▶ [TASK TO COMPLETE]: In the lines below, output everything from the first line through the line containing "minimum width=193pt, text" exactly as it is. Pictures are not part of the output.

——————————

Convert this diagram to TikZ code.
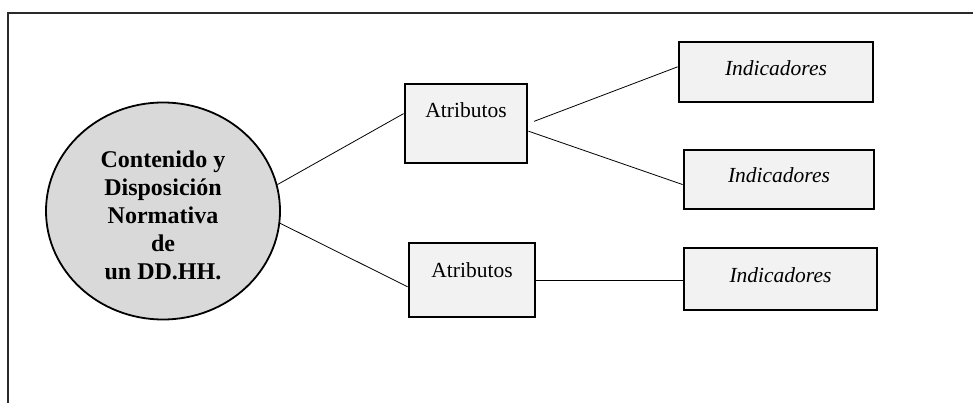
\documentclass[tikz,border=0pt]{standalone}
\usepackage{fontspec}
\setmainfont{Liberation Serif}
\usetikzlibrary{shapes.geometric}
\definecolor{boxfill}{HTML}{F2F2F2}
\definecolor{ellfill}{HTML}{D9D9D9}
\definecolor{framecol}{HTML}{2A2A2A}
\begin{document}
\begin{tikzpicture}[x=1pt,y=-1pt,
  attrbox/.style={draw, line width=2.8pt, fill=boxfill, inner ysep=0pt, inner xsep=0pt,
    font=\fontsize{21.5}{24}\selectfont, text height=34pt, anchor=center},
  indbox/.style={draw, line width=2.8pt, fill=boxfill, inner ysep=0pt, inner xsep=0pt,
    font=\fontsize{21.5}{24}\selectfont\itshape, text height=34pt, anchor=center},
  conn/.style={line width=0.8pt}]
\useasboundingbox (0,0) rectangle (973,403);
\draw[framecol, line width=2pt] (8,403) -- (8,13) -- (973,13);

\node[ellipse, draw, line width=1.8pt, fill=ellfill, minimum width=234pt, minimum height=217pt,
  inner sep=0pt, align=center, font=\fontsize{24}{28}\selectfont\bfseries] (e) at (163,211)
  {\rule{0pt}{26pt}Contenido y\\Disposición\\Normativa\\de\\un DD.HH.};

\node[attrbox, minimum width=122pt, text depth=45pt] (a1) at (466,123.5) {Atributos};
\node[attrbox, minimum width=126pt, text depth=40pt] (a2) at (472,280) {Atributos};

\node[indbox, minimum width=194pt, text depth=26pt] (i1) at (776,72) {Indicadores};
\node[indbox, minimum width=190pt, text height=33pt, text depth=26pt] (i2) at (779,179.5) {Indicadores};
\node[indbox, minimum width=193pt, text depth=28pt] (i3) at (780.5,279) {Indicadores};

\draw[conn] (e.13) -- (a1.171);
\draw[conn] (e.-6) -- (a2.186);
\draw[conn, shorten <=6pt] (a1.east) -- (i1.177);
\draw[conn] (a1.-7) -- (i2.183);
\draw[conn] (a2.east) -- (a2.east -| i3.west);
\end{tikzpicture}
\end{document}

——————————

▶ [WRITTEN SOLUTION]:
Convert this diagram to TikZ code.
\documentclass[tikz,border=0pt]{standalone}
\usepackage{fontspec}
\setmainfont{Liberation Serif}
\usetikzlibrary{shapes.geometric}
\definecolor{boxfill}{HTML}{F2F2F2}
\definecolor{ellfill}{HTML}{D9D9D9}
\definecolor{framecol}{HTML}{2A2A2A}
\begin{document}
\begin{tikzpicture}[x=1pt,y=-1pt,
  attrbox/.style={draw, line width=2.8pt, fill=boxfill, inner ysep=0pt, inner xsep=0pt,
    font=\fontsize{21.5}{24}\selectfont, text height=34pt, anchor=center},
  indbox/.style={draw, line width=2.8pt, fill=boxfill, inner ysep=0pt, inner xsep=0pt,
    font=\fontsize{21.5}{24}\selectfont\itshape, text height=34pt, anchor=center},
  conn/.style={line width=0.8pt}]
\useasboundingbox (0,0) rectangle (973,403);
\draw[framecol, line width=2pt] (8,403) -- (8,13) -- (973,13);

\node[ellipse, draw, line width=1.8pt, fill=ellfill, minimum width=234pt, minimum height=217pt,
  inner sep=0pt, align=center, font=\fontsize{24}{28}\selectfont\bfseries] (e) at (163,211)
  {\rule{0pt}{26pt}Contenido y\\Disposición\\Normativa\\de\\un DD.HH.};

\node[attrbox, minimum width=122pt, text depth=45pt] (a1) at (466,123.5) {Atributos};
\node[attrbox, minimum width=126pt, text depth=40pt] (a2) at (472,280) {Atributos};

\node[indbox, minimum width=194pt, text depth=26pt] (i1) at (776,72) {Indicadores};
\node[indbox, minimum width=190pt, text height=33pt, text depth=26pt] (i2) at (779,179.5) {Indicadores};
\node[indbox, minimum width=193pt, text depth=28pt] (i3) at (780.5,279) {Indicadores};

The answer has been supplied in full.